> CHALLENGE: All of the data that follows should be retyped exactly, please, except the pictures.
* START PROVIDED MATERIAL *
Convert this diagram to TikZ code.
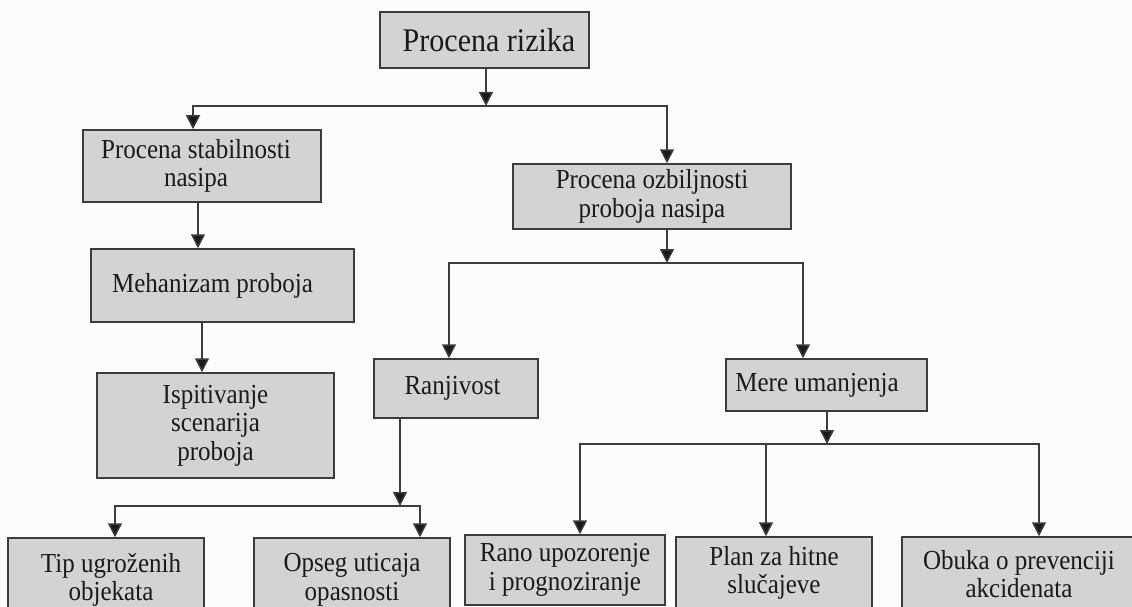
\documentclass[tikz,border=0pt]{standalone}
\usepackage{fontspec}
\setmainfont{Liberation Serif}[FakeStretch=0.91]
\usepackage{tikz}
\usetikzlibrary{positioning}
\usetikzlibrary{arrows.meta}
\usetikzlibrary{calc}
\definecolor{boxgray}{RGB}{211,211,213}
\definecolor{edgegray}{RGB}{60,60,60}
\definecolor{inkgray}{RGB}{26,26,26}
\definecolor{paper}{RGB}{252,252,252}

\begin{document}
\begin{tikzpicture}[
  x=1pt, y=-1pt,
  box/.style={
    draw=edgegray, fill=boxgray, line width=1.5pt,
    text=inkgray, align=center, inner sep=2pt,
    font=\fontsize{27.5}{28.5}\selectfont,
  },
  ln/.style={draw=edgegray, line width=1.5pt},
  arr/.style={ln, -{Triangle[width=14pt,length=14pt,fill=inkgray]}},
]
  \useasboundingbox (0,0) rectangle (1132,607);
  \clip (0,0) rectangle (1132,607);
  \fill[paper] (0,0) rectangle (1132,607);

  \node[box, minimum width=209pt, minimum height=56pt,
    font=\fontsize{33}{34}\selectfont] (rizika) at (484.5,40)
    {\hspace*{9pt}Procena rizika};

  % lijeva grana
  \node[box, minimum width=238pt, minimum height=72pt] (stab) at (202,166)
    {Procena stabilnosti\hspace*{12pt}\\nasipa\hspace*{12pt}};
  \node[box, minimum width=263pt, minimum height=73pt] (meh) at (222.5,285.5)
    {Mehanizam proboja\hspace*{20pt}};
  \node[box, minimum width=237pt, minimum height=105pt] (isp) at (215.5,425.5)
    {Ispitivanje\\scenarija\\proboja};

  % desna grana
  \node[box, minimum width=278pt, minimum height=65pt] (ozb) at (652,196.5)
    {Procena ozbiljnosti\\proboja nasipa};
  \node[box, minimum width=164pt, minimum height=59pt] (ranj) at (456,388.5)
    {Ranjivost\hspace*{7pt}};
  \node[box, minimum width=201pt, minimum height=52pt] (mere) at (826.5,385)
    {Mere umanjenja\hspace*{19pt}};

  \node[box, minimum width=196pt, minimum height=84pt] (tip) at (106,580)
    {\hspace*{10pt}Tip ugroženih\\\hspace*{10pt}objekata};
  \node[box, minimum width=196pt, minimum height=84pt] (opseg) at (352,580)
    {Opseg uticaja\\opasnosti};
  \node[box, minimum width=200pt, minimum height=70pt] (rano) at (565,570)
    {Rano upozorenje\\i prognoziranje};
  \node[box, minimum width=196pt, minimum height=72pt] (plan) at (774,573)
    {Plan za hitne\\slučajeve};
  \node[box, minimum width=234pt, minimum height=74pt] (obuka) at (1019,574)
    {Obuka o prevenciji\\akcidenata};

  \coordinate (sp1) at (486,106);
  \coordinate (sp2) at (667,263);
  \coordinate (sp3) at (400,506);
  \coordinate (sp4) at (827,444);

  \draw[arr] (rizika.south -| sp1) -- (sp1);
  \draw[arr] (sp1) -| ([xshift=-9pt]stab.north);
  \draw[arr] (sp1) -| ([xshift=15pt]ozb.north);

  \draw[arr] ([xshift=-4pt]stab.south) -- ([xshift=-4pt]stab.south |- meh.north);
  \draw[arr] ([xshift=-20.5pt]meh.south) -- ([xshift=-20.5pt]meh.south |- isp.north);

  \draw[arr] (ozb.south -| sp2) -- (sp2);
  \draw[arr] (sp2) -| ([xshift=-7pt]ranj.north);
  \draw[arr] (sp2) -| ([xshift=-23.5pt]mere.north);

  \draw[arr] (ranj.south -| sp3) -- (sp3);
  \draw[arr] (sp3) -| ([xshift=9pt]tip.north);
  \draw[arr] (sp3) -| ([xshift=68pt]opseg.north);

  \draw[arr] (mere.south -| sp4) -- (sp4);
  \draw[arr] (sp4) -| ([xshift=15pt]rano.north);
  \draw[arr] (sp4) -| ([xshift=-8pt]plan.north);
  \draw[arr] (sp4) -| ([xshift=20pt]obuka.north);
\end{tikzpicture}
\end{document}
* END PROVIDED MATERIAL *
> FULL OUTPUT:
Convert this diagram to TikZ code.
\documentclass[tikz,border=0pt]{standalone}
\usepackage{fontspec}
\setmainfont{Liberation Serif}[FakeStretch=0.91]
\usepackage{tikz}
\usetikzlibrary{positioning}
\usetikzlibrary{arrows.meta}
\usetikzlibrary{calc}
\definecolor{boxgray}{RGB}{211,211,213}
\definecolor{edgegray}{RGB}{60,60,60}
\definecolor{inkgray}{RGB}{26,26,26}
\definecolor{paper}{RGB}{252,252,252}

\begin{document}
\begin{tikzpicture}[
  x=1pt, y=-1pt,
  box/.style={
    draw=edgegray, fill=boxgray, line width=1.5pt,
    text=inkgray, align=center, inner sep=2pt,
    font=\fontsize{27.5}{28.5}\selectfont,
  },
  ln/.style={draw=edgegray, line width=1.5pt},
  arr/.style={ln, -{Triangle[width=14pt,length=14pt,fill=inkgray]}},
]
  \useasboundingbox (0,0) rectangle (1132,607);
  \clip (0,0) rectangle (1132,607);
  \fill[paper] (0,0) rectangle (1132,607);

  \node[box, minimum width=209pt, minimum height=56pt,
    font=\fontsize{33}{34}\selectfont] (rizika) at (484.5,40)
    {\hspace*{9pt}Procena rizika};

  % lijeva grana
  \node[box, minimum width=238pt, minimum height=72pt] (stab) at (202,166)
    {Procena stabilnosti\hspace*{12pt}\\nasipa\hspace*{12pt}};
  \node[box, minimum width=263pt, minimum height=73pt] (meh) at (222.5,285.5)
    {Mehanizam proboja\hspace*{20pt}};
  \node[box, minimum width=237pt, minimum height=105pt] (isp) at (215.5,425.5)
    {Ispitivanje\\scenarija\\proboja};

  % desna grana
  \node[box, minimum width=278pt, minimum height=65pt] (ozb) at (652,196.5)
    {Procena ozbiljnosti\\proboja nasipa};
  \node[box, minimum width=164pt, minimum height=59pt] (ranj) at (456,388.5)
    {Ranjivost\hspace*{7pt}};
  \node[box, minimum width=201pt, minimum height=52pt] (mere) at (826.5,385)
    {Mere umanjenja\hspace*{19pt}};

  \node[box, minimum width=196pt, minimum height=84pt] (tip) at (106,580)
    {\hspace*{10pt}Tip ugroženih\\\hspace*{10pt}objekata};
  \node[box, minimum width=196pt, minimum height=84pt] (opseg) at (352,580)
    {Opseg uticaja\\opasnosti};
  \node[box, minimum width=200pt, minimum height=70pt] (rano) at (565,570)
    {Rano upozorenje\\i prognoziranje};
  \node[box, minimum width=196pt, minimum height=72pt] (plan) at (774,573)
    {Plan za hitne\\slučajeve};
  \node[box, minimum width=234pt, minimum height=74pt] (obuka) at (1019,574)
    {Obuka o prevenciji\\akcidenata};

  \coordinate (sp1) at (486,106);
  \coordinate (sp2) at (667,263);
  \coordinate (sp3) at (400,506);
  \coordinate (sp4) at (827,444);

  \draw[arr] (rizika.south -| sp1) -- (sp1);
  \draw[arr] (sp1) -| ([xshift=-9pt]stab.north);
  \draw[arr] (sp1) -| ([xshift=15pt]ozb.north);

  \draw[arr] ([xshift=-4pt]stab.south) -- ([xshift=-4pt]stab.south |- meh.north);
  \draw[arr] ([xshift=-20.5pt]meh.south) -- ([xshift=-20.5pt]meh.south |- isp.north);

  \draw[arr] (ozb.south -| sp2) -- (sp2);
  \draw[arr] (sp2) -| ([xshift=-7pt]ranj.north);
  \draw[arr] (sp2) -| ([xshift=-23.5pt]mere.north);

  \draw[arr] (ranj.south -| sp3) -- (sp3);
  \draw[arr] (sp3) -| ([xshift=9pt]tip.north);
  \draw[arr] (sp3) -| ([xshift=68pt]opseg.north);

  \draw[arr] (mere.south -| sp4) -- (sp4);
  \draw[arr] (sp4) -| ([xshift=15pt]rano.north);
  \draw[arr] (sp4) -| ([xshift=-8pt]plan.north);
  \draw[arr] (sp4) -| ([xshift=20pt]obuka.north);
\end{tikzpicture}
\end{document}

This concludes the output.